Certes, l'Allemagne a annoncé des aides de 200 milliards d'euros ; les aides françaises, sur la même période, s'élèvent à 100 milliards. Le mécanisme ibérique serait à adapter autour de l'idée un mécanisme de solidarité accompagné de transferts. Il sera important de trouver le prix d'équilibre, qui prendra en compte la protection des consommateurs et des entreprises sans inciter pour autant à la consommation. Même si tout le monde, au sein du marché commun, bénéficiera de la baisse des coûts de l'énergie, certains pays profiteront plus que d'autres d'une telle mesure, d'où la nécessité d'un tel mécanisme : tout comme pour le covid, un même choc produit des effets asymétriques, selon les capacités budgétaires des uns et des autres. Les chefs d'État ou de gouvernement ont demandé à la présidente de la Commission européenne de formuler des propositions d'ici au 21 octobre 2022. Parmi les options figure l'utilisation d'outils tels que REPowerEU ou NextGenerationEU, ou d'autres mis en place suite à la crise du covid.

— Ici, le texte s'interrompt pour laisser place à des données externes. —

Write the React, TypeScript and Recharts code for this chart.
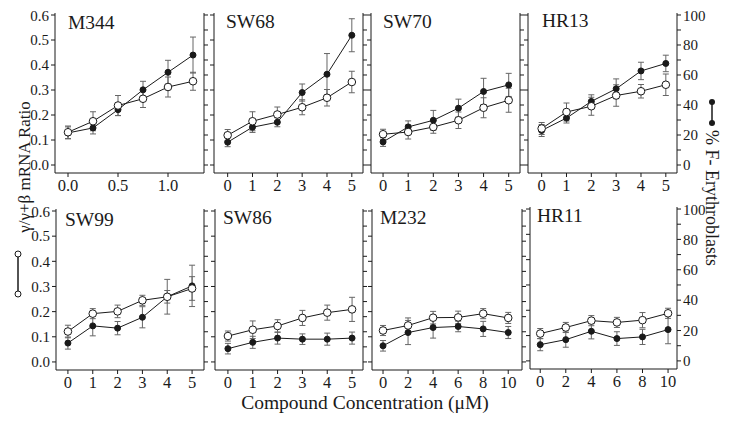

La stratégie « Farm to Fork », son adaptation durant la crise du covid et le sommet UE Afrique de février 2022 visent à assurer la sécurité alimentaire, chez nous et chez nos voisins africains.

Monsieur Corbisez, le Danemark a accepté de participer à l'effort pour soutenir l'Ukraine en renonçant aux canons Caesar, qui devaient lui être livrés, afin d'assurer un soutien plus rapide, du fait de leur disponibilité immédiate. La Facilité européenne pour la paix permet de renouveler les stocks et ainsi d'autoriser de tels prélèvements. L'UE s'apprête à se doter d'un fonds d'urgence de près de 500 millions d'euros pour reconstituer ses capacités en équipements militaires et en munitions. Le règlement en question est en cours de négociation, pour une adoption d'ici à fin 2022 ; nous veillerons à ce qu'il bénéficie en priorité aux industries européennes.

Monsieur Fernique, l'État de droit est assurément important pour le Gouvernement : j'en ai peut-être même, parfois, trop parlé... Deux procédures sont en cours envers des États membres. La Commission européenne réalise chaque année un rapport sur l'État de droit dans les 27 pays de l'UE accompagné de recommandations : nous devons en tenir le plus grand compte.

La moitié de l'inflation européenne provient des prix de l'énergie, directement en lien avec l'agression russe ; 20 % environ de l'inflation sont liés à l'alimentaire. Le bouclier énergétique a été mis en place afin de limiter les effets sur les citoyens ; de même, des mesures sont venues protéger le budget alimentation des ménages, en particulier des plus vulnérables.

Le pacte de stabilité et de croissance doit permettre de concilier la soutenabilité des finances publiques à moyen terme, la préservation de la croissance grâce à des investissements productifs et la double transition numérique et écologique. Nous discutons avec la Commission européenne et le Conseil afin de déterminer la trajectoire budgétaire appropriée au regard des investissements nécessaires tout en respectant l'objectif de la soutenabilité des finances publiques.

La senne démersale faisait l'objet d'un consensus très fragile entre États membres, consensus remis en cause par l'amendement présenté au Parlement européen, finalement rejeté. Sans ce rejet, l'ensemble du texte n'aurait pas pu être adopté, faisant courir le risque que des États étrangers puissent venir pêcher dans nos eaux territoriales avec des navires industriels.